start Data block

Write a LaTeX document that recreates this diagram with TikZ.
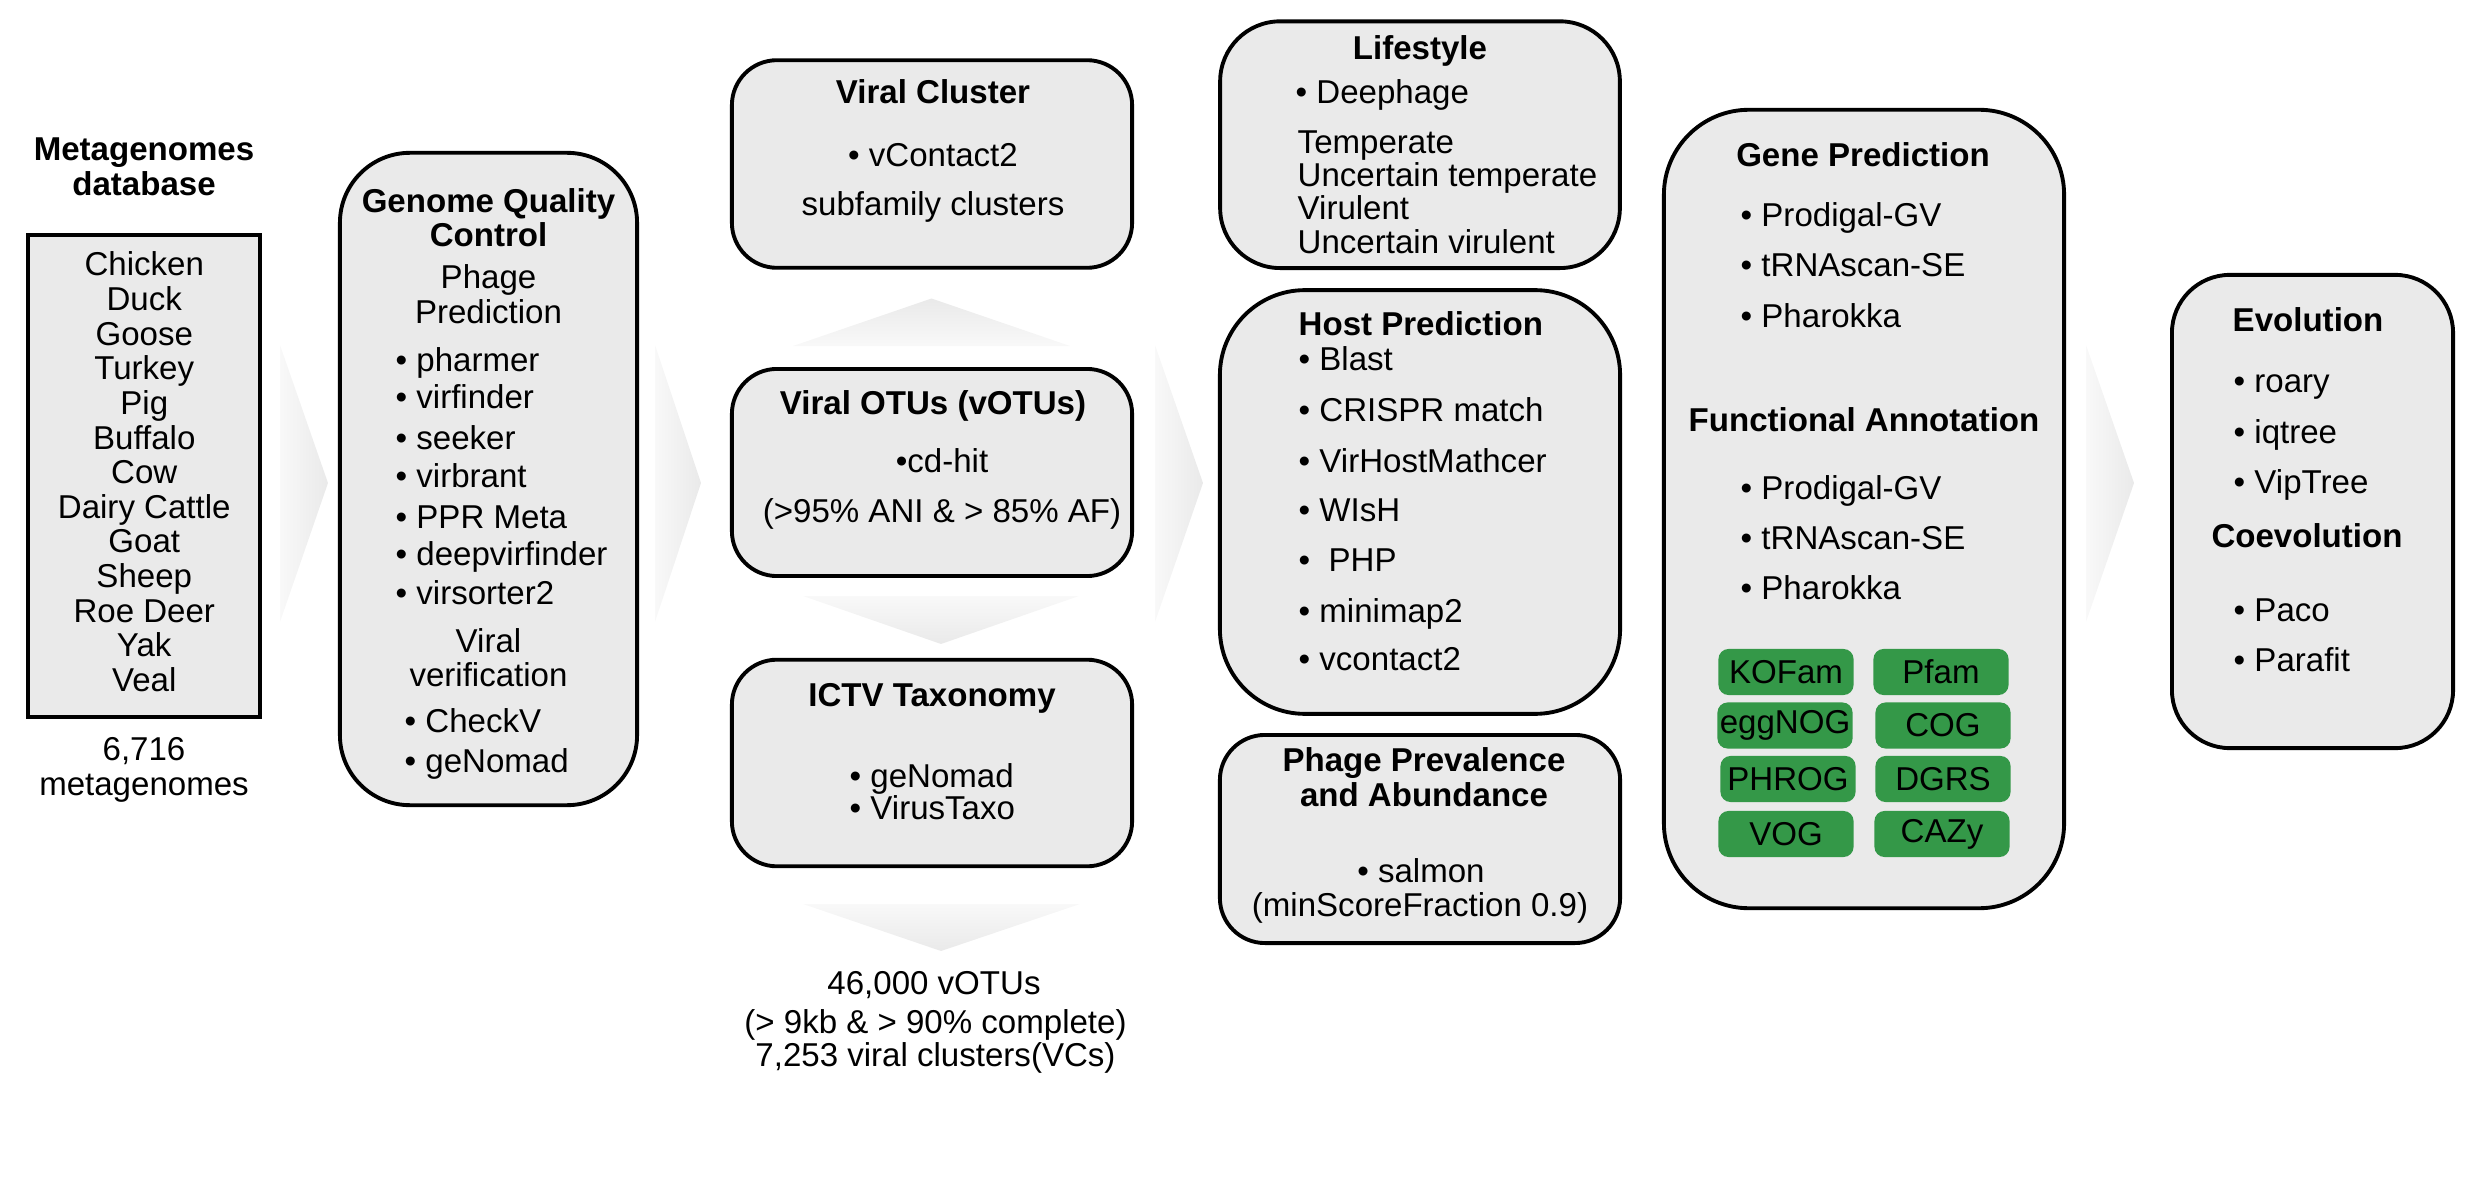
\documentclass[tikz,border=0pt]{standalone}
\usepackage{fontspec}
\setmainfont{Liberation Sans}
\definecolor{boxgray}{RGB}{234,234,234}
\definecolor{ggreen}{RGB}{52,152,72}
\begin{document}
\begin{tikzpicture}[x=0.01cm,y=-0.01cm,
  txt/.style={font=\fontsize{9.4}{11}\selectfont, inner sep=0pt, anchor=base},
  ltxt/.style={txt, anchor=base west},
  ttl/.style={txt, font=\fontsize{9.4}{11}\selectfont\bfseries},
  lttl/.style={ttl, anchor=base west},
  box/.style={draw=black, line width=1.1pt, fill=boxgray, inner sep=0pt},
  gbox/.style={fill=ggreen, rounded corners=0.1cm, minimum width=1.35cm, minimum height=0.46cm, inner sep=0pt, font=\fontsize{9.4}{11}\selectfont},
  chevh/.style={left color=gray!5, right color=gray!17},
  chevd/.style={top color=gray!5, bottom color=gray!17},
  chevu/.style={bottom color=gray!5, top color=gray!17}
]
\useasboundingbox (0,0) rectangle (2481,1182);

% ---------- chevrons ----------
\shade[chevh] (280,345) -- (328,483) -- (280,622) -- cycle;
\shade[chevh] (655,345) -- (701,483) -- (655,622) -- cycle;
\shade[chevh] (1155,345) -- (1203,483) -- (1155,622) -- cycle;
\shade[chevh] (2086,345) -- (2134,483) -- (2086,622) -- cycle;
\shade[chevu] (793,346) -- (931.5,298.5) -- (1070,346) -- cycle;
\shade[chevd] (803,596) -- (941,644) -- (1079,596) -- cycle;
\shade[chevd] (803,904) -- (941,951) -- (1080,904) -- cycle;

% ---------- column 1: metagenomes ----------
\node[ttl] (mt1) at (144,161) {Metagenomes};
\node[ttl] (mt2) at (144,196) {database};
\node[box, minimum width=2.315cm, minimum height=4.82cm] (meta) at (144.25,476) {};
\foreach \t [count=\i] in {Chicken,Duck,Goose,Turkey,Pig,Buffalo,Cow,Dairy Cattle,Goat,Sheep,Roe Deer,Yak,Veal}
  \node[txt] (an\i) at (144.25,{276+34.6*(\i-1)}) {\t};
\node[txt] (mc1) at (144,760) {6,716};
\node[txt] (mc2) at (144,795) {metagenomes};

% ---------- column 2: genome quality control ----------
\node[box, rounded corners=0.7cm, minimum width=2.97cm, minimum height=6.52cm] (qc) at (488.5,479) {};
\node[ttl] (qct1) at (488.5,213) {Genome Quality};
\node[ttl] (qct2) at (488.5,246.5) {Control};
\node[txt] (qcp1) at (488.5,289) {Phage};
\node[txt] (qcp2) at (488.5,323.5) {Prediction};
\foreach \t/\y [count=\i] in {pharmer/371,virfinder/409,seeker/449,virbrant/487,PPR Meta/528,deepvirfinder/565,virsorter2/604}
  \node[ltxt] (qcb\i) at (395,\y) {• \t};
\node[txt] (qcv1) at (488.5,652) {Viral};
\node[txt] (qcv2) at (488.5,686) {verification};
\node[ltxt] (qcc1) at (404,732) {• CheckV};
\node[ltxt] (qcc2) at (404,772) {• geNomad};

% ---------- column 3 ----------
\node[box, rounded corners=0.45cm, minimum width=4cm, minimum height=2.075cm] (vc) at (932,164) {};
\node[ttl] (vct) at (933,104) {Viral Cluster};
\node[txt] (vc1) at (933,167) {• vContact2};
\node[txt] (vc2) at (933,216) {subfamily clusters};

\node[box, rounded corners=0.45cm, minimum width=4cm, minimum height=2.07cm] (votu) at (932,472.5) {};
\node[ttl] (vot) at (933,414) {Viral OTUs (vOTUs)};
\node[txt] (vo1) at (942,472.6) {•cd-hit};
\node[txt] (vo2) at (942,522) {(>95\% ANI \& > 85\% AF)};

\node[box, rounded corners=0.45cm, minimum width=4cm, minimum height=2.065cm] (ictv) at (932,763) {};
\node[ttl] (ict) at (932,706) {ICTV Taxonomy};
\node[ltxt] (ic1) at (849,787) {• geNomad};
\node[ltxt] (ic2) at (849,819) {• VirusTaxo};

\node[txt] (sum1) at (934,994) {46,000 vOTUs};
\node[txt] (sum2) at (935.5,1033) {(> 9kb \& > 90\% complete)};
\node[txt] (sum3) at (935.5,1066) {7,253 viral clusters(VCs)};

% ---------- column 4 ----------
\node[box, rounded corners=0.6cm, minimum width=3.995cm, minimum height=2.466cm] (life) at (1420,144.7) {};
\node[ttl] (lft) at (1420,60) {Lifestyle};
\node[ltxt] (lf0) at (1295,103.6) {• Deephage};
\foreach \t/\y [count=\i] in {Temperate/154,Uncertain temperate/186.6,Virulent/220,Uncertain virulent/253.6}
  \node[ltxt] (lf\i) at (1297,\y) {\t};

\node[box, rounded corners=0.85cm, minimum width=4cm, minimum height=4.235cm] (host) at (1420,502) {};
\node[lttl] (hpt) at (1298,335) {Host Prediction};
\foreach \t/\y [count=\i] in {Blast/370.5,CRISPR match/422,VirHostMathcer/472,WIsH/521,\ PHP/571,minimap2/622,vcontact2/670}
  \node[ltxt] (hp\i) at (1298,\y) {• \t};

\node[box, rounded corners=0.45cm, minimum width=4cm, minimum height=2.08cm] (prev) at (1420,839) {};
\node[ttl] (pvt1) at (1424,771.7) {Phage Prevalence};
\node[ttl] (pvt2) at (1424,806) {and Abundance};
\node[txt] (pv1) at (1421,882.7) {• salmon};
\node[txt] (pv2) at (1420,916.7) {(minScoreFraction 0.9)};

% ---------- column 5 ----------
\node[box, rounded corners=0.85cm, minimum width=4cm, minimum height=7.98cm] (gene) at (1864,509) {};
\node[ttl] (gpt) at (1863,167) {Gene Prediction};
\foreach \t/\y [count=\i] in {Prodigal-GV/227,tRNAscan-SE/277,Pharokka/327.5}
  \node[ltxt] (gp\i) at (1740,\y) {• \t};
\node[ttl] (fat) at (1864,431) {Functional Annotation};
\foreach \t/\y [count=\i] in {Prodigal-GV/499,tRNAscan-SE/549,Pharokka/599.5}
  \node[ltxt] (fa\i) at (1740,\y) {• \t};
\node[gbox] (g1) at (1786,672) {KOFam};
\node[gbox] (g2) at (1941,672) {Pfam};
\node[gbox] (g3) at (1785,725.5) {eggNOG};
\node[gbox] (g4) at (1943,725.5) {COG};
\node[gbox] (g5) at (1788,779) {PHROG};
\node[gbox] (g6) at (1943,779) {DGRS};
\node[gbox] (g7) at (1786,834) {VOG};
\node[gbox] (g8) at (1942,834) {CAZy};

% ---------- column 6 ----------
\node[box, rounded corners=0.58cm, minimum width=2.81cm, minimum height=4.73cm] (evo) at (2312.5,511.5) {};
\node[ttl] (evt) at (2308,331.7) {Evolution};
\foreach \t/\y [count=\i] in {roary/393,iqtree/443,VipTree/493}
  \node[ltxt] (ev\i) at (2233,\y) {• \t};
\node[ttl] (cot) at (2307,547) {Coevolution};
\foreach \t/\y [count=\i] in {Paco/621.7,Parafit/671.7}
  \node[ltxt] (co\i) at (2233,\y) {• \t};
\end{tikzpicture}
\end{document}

end Data block

Given request
Output exactly the span of lines from the top of the listing through the line holding "(mc2) at (144,795)", and leave every picture out.

Task solution
Write a LaTeX document that recreates this diagram with TikZ.
\documentclass[tikz,border=0pt]{standalone}
\usepackage{fontspec}
\setmainfont{Liberation Sans}
\definecolor{boxgray}{RGB}{234,234,234}
\definecolor{ggreen}{RGB}{52,152,72}
\begin{document}
\begin{tikzpicture}[x=0.01cm,y=-0.01cm,
  txt/.style={font=\fontsize{9.4}{11}\selectfont, inner sep=0pt, anchor=base},
  ltxt/.style={txt, anchor=base west},
  ttl/.style={txt, font=\fontsize{9.4}{11}\selectfont\bfseries},
  lttl/.style={ttl, anchor=base west},
  box/.style={draw=black, line width=1.1pt, fill=boxgray, inner sep=0pt},
  gbox/.style={fill=ggreen, rounded corners=0.1cm, minimum width=1.35cm, minimum height=0.46cm, inner sep=0pt, font=\fontsize{9.4}{11}\selectfont},
  chevh/.style={left color=gray!5, right color=gray!17},
  chevd/.style={top color=gray!5, bottom color=gray!17},
  chevu/.style={bottom color=gray!5, top color=gray!17}
]
\useasboundingbox (0,0) rectangle (2481,1182);

% ---------- chevrons ----------
\shade[chevh] (280,345) -- (328,483) -- (280,622) -- cycle;
\shade[chevh] (655,345) -- (701,483) -- (655,622) -- cycle;
\shade[chevh] (1155,345) -- (1203,483) -- (1155,622) -- cycle;
\shade[chevh] (2086,345) -- (2134,483) -- (2086,622) -- cycle;
\shade[chevu] (793,346) -- (931.5,298.5) -- (1070,346) -- cycle;
\shade[chevd] (803,596) -- (941,644) -- (1079,596) -- cycle;
\shade[chevd] (803,904) -- (941,951) -- (1080,904) -- cycle;

% ---------- column 1: metagenomes ----------
\node[ttl] (mt1) at (144,161) {Metagenomes};
\node[ttl] (mt2) at (144,196) {database};
\node[box, minimum width=2.315cm, minimum height=4.82cm] (meta) at (144.25,476) {};
\foreach \t [count=\i] in {Chicken,Duck,Goose,Turkey,Pig,Buffalo,Cow,Dairy Cattle,Goat,Sheep,Roe Deer,Yak,Veal}
  \node[txt] (an\i) at (144.25,{276+34.6*(\i-1)}) {\t};
\node[txt] (mc1) at (144,760) {6,716};
\node[txt] (mc2) at (144,795) {metagenomes};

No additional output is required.